# issues in float division a/b

Show 80 post(s) from this thread on one page
Page 1 of 2 12 Last
• 04-22-2008
George2
issues in float division a/b
Hello everyone,

If a and b are both float (or double, I think it does not matter?), and I want to calculate a/b. I am wondering whether there will be any issues which make the calculation result in-accurate compared with the calculation result by-hand (on a paper). :-)

For example, if a is too big, or if b is too small? If such issue exists, what is the best practices to calculate a/b?

George
• 04-23-2008
Magos
There's always a risk that a floating point operation results in loss due to the finite precision of computers. However I very much doubt you'll get problems with this, unless you work for NASA or something, where precision is cruical :).

In general you should always using double instead of float since internally on the (modern) processor they're treated the same. The only reason to choose float would be for storage reasons (like saving to a file), since it uses 4 instead of 8 bytes.
• 04-23-2008
George2
Thanks Magos,

Quote:

Originally Posted by Magos
There's always a risk that a floating point operation results in loss due to the finite precision of computers. However I very much doubt you'll get problems with this, unless you work for NASA or something, where precision is cruical :).

In general you should always using double instead of float since internally on the (modern) processor they're treated the same.

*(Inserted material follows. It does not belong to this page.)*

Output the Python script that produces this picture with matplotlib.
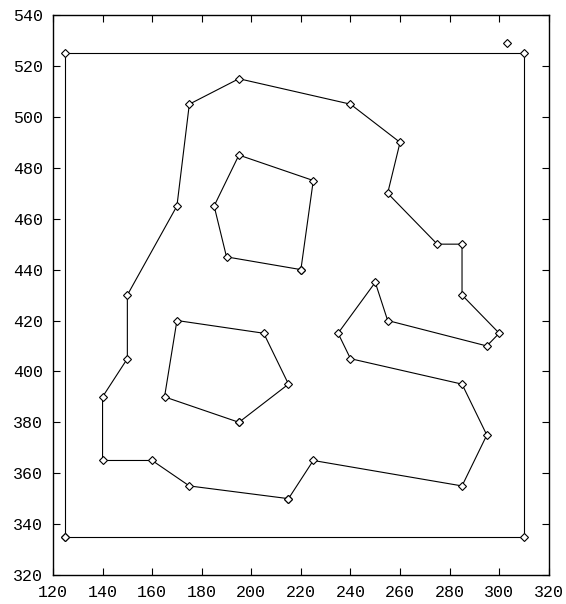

The only reason to choose float would be for storage reasons (like saving to a file), since it uses 4 instead of 8 bytes.

I do not understand what means "they're treated the same", but size of storage is not the same -- "it uses 4 instead of 8 bytes"? What do you mean treated the same?

regards,
George
• 04-23-2008
Magos
When you use a float in a calculation the processor is actually using a double then "cut off" the bits that will not be used in the result.

A simple example:

You want to calculate: 0.12f + 3.45f (floats)
The processor actually calculates: 0.1200 + 3.4500 (doubles)
The result is: 3.5700 (double)
The result is cut off and presented to you: 3.57f (float)
• 04-23-2008
matsp
Also note that when dividing floating point, we divide the dividend's mantissa by the divisor's mantissa, then adjust the exponents by subtracting the divisor's exponent from the dividend's. And of course, sign is adjusted to match the combination of the sign's of the dividend and divisor (I believe XOR will perform that correctly).

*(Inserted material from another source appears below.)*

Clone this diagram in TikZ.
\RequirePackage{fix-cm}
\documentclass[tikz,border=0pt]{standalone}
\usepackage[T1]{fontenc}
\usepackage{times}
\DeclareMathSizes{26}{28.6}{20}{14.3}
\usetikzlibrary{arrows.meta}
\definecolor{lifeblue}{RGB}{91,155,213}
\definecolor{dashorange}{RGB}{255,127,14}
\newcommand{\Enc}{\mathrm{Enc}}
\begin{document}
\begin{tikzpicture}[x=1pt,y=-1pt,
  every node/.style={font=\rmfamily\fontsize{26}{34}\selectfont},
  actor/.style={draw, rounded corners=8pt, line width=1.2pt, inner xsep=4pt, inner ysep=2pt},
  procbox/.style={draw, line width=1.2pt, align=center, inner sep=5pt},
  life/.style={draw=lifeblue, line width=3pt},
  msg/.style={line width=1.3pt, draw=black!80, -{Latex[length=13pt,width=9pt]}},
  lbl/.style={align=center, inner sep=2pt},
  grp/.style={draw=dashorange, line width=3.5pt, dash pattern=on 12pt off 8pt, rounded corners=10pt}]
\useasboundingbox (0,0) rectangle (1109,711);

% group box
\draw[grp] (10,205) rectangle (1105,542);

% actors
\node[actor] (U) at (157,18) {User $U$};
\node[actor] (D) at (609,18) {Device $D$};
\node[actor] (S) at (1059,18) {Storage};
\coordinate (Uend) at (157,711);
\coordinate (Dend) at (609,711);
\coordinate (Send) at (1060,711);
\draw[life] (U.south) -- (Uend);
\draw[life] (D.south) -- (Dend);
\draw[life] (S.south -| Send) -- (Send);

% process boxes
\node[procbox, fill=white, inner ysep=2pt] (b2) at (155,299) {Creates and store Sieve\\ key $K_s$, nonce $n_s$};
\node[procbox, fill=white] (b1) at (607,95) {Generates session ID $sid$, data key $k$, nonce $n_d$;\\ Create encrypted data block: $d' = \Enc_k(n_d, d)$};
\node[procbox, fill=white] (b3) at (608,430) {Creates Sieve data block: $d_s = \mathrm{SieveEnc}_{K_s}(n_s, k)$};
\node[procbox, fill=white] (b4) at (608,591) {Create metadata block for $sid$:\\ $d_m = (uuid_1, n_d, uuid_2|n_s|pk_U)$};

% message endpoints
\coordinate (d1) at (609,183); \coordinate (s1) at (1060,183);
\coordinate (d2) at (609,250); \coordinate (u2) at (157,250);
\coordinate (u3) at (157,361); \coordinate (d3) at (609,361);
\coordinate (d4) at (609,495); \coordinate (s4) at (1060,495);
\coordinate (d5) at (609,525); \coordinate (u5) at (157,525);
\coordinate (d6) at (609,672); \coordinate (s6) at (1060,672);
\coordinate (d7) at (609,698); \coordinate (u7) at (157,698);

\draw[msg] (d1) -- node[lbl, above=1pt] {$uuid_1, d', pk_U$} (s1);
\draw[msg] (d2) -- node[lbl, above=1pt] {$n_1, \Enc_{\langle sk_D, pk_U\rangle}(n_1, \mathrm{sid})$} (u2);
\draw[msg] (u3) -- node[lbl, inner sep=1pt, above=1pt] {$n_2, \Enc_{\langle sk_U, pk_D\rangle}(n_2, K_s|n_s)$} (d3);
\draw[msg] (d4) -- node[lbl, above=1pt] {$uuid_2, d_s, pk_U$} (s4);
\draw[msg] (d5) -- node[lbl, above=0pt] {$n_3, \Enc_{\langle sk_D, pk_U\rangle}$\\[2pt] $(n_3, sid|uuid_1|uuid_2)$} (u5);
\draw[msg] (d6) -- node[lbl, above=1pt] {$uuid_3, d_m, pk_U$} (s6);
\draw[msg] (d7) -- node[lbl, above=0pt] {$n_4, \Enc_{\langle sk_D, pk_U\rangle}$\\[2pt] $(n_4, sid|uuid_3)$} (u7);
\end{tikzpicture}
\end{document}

So whether the numbers are small or large makes no difference to the actual precision of the result. Obviously, double having more bits meaning a more precise result can be produced.

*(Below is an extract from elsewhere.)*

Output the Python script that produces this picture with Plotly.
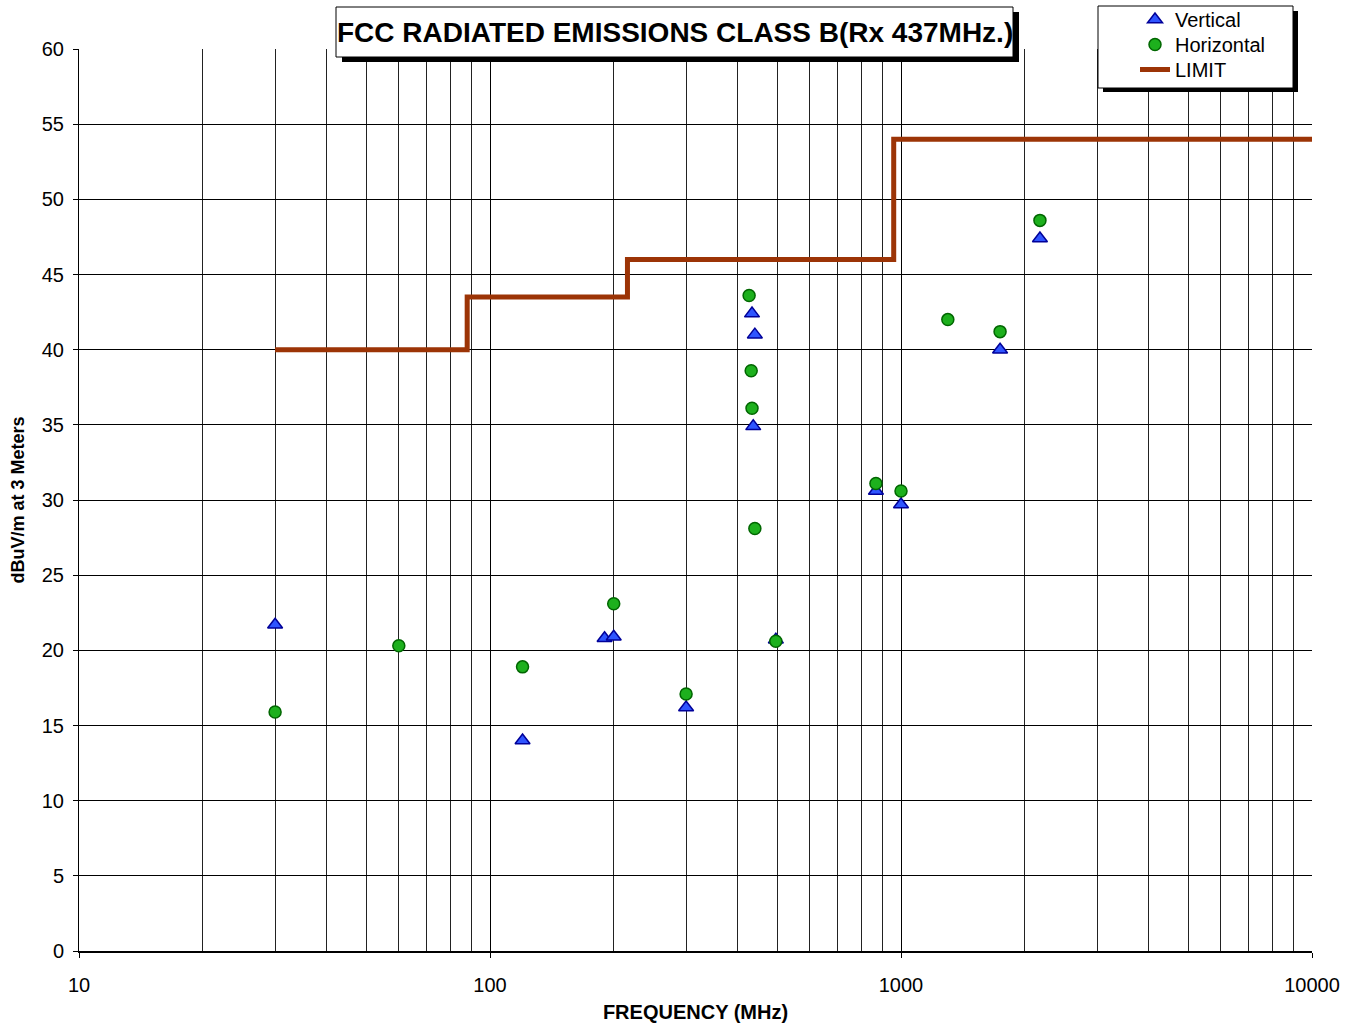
import plotly.graph_objects as go

# ---- data ----
vert_freq = [30, 120, 190, 200, 300, 434, 441, 437, 496, 869, 1000, 1742, 2178]
vert_level = [21.7, 14.0, 20.8, 20.9, 16.2, 42.4, 41.0, 34.9, 20.7, 30.6, 29.7, 40.0, 47.4]

horiz_freq = [30, 60, 120, 200, 300, 427, 432, 434, 441, 496, 869, 1000, 1300, 1742, 2178]
horiz_level = [15.9, 20.3, 18.9, 23.1, 17.1, 43.6, 38.6, 36.1, 28.1, 20.6, 31.1, 30.6, 42.0, 41.2, 48.6]

limit_freq = [30, 88, 88, 216, 216, 960, 960, 10000]
limit_level = [40, 40, 43.5, 43.5, 46, 46, 54, 54]

x_tick_vals = [10, 100, 1000, 10000]
x_tick_text = ["10", "100", "1000", "10000"]

title_text = "FCC RADIATED EMISSIONS CLASS B(Rx 437MHz.)"

FONT = "Liberation Sans, Arial, sans-serif"

# plot-area geometry in pixels (for paper-coordinate boxes)
L, R, T, B = 79, 1312, 49, 951
W, H = R - L, B - T


def px(x):
    return (x - L) / W


def py(y):
    return (B - y) / H


fig = go.Figure()

fig.add_trace(go.Scatter(
    x=limit_freq, y=limit_level, mode="lines", name="LIMIT",
    line=dict(color="#9C3406", width=5), legend="legend3",
))
fig.add_trace(go.Scatter(
    x=vert_freq, y=vert_level, mode="markers", name="Vertical",
    marker=dict(symbol="triangle-up", size=13, color="#2F55FF",
                line=dict(color="#000099", width=1.5)), legend="legend",
))
fig.add_trace(go.Scatter(
    x=horiz_freq, y=horiz_level, mode="markers", name="Horizontal",
    marker=dict(symbol="circle", size=12, color="#1DB01D",
                line=dict(color="#006600", width=1.5)), legend="legend2",
))

shapes = [
    # title box shadow + box
    dict(type="rect", xref="paper", yref="paper", x0=px(342), x1=px(1019), y0=py(62), y1=py(12),
         fillcolor="black", line=dict(width=0), layer="above"),
    dict(type="rect", xref="paper", yref="paper", x0=px(336), x1=px(1013), y0=py(57), y1=py(7),
         fillcolor="white", line=dict(color="black", width=1), layer="above"),
    # legend box shadow + box
    dict(type="rect", xref="paper", yref="paper", x0=px(1103), x1=px(1298), y0=py(92), y1=py(11),
         fillcolor="black", line=dict(width=0), layer="above"),
    dict(type="rect", xref="paper", yref="paper", x0=px(1098), x1=px(1293), y0=py(88), y1=py(6),
         fillcolor="white", line=dict(color="black", width=1), layer="above"),
]


def leg(ytop):
    return dict(
        x=px(1135), y=py(ytop), xanchor="left", yanchor="top",
        bgcolor="rgba(0,0,0,0)", borderwidth=0,
        font=dict(family=FONT, size=20, color="black"),
        itemwidth=30,
    )


fig.update_layout(
    width=1362, height=1030,
    margin=dict(l=L, r=1362 - R, t=T, b=1030 - B, autoexpand=False),
    paper_bgcolor="white", plot_bgcolor="white",
    font=dict(family=FONT, size=20, color="black"),
    showlegend=True,
    legend=leg(0), legend2=leg(25), legend3=leg(50),
    shapes=shapes,
    annotations=[
        dict(text="<b>" + title_text + "</b>", xref="paper", yref="paper",
             x=px(675), y=py(32), xanchor="center", yanchor="middle", showarrow=False,
             font=dict(family=FONT, size=28, color="black")),
    ],
    xaxis=dict(
        type="log", range=[1, 4],
        tickvals=x_tick_vals, ticktext=x_tick_text,
        showgrid=True, gridcolor="black", gridwidth=1,
        minor=dict(showgrid=True, gridcolor="#222222", gridwidth=1, dtick="D1", ticks=""),
        ticks="outside", ticklen=5, tickcolor="black",
        showline=True, linecolor="black", linewidth=2, mirror=False,
        tickfont=dict(family=FONT, size=20), ticklabelstandoff=10,
        title=dict(text="<b>FREQUENCY (MHz)</b>", font=dict(family=FONT, size=20), standoff=10),
        zeroline=False,
    ),
    yaxis=dict(
        range=[0, 60], dtick=5,
        showgrid=True, gridcolor="black", gridwidth=1,
        ticks="outside", ticklen=5, tickcolor="black",
        showline=True, linecolor="black", linewidth=1,
        tickfont=dict(family=FONT, size=20), ticklabelstandoff=5,
        title=dict(text="<b>dBuV/m at 3 Meters</b>", font=dict(family=FONT, size=18), standoff=12),
        zeroline=False,
    ),
)

fig.write_html("out.html")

Multiply is essentially the same, except of course it multiplies the two components mantissa and adds the exponents.

Much more sensitive to inputs is the add and subtract, since the two numbers have to be normalized (mantissas need to be aligned so that the "decimal point inside the mantissa" is in the same place), so adding or subtracting numbers that have a huge difference in magnitude will loose precision. Say we have 5 digits to work with (unrealistic but simple):
Code:

float a = 123.45;  -> 1.2345E2
float b = 0.102;    -> 1E-3
// align b to a -> b = 0.0010E2: the last 2 falls off the edge.
a -= b;
// a = 123.35, not 123.348

The calculation is inprecise because of the adjustment of the numbers.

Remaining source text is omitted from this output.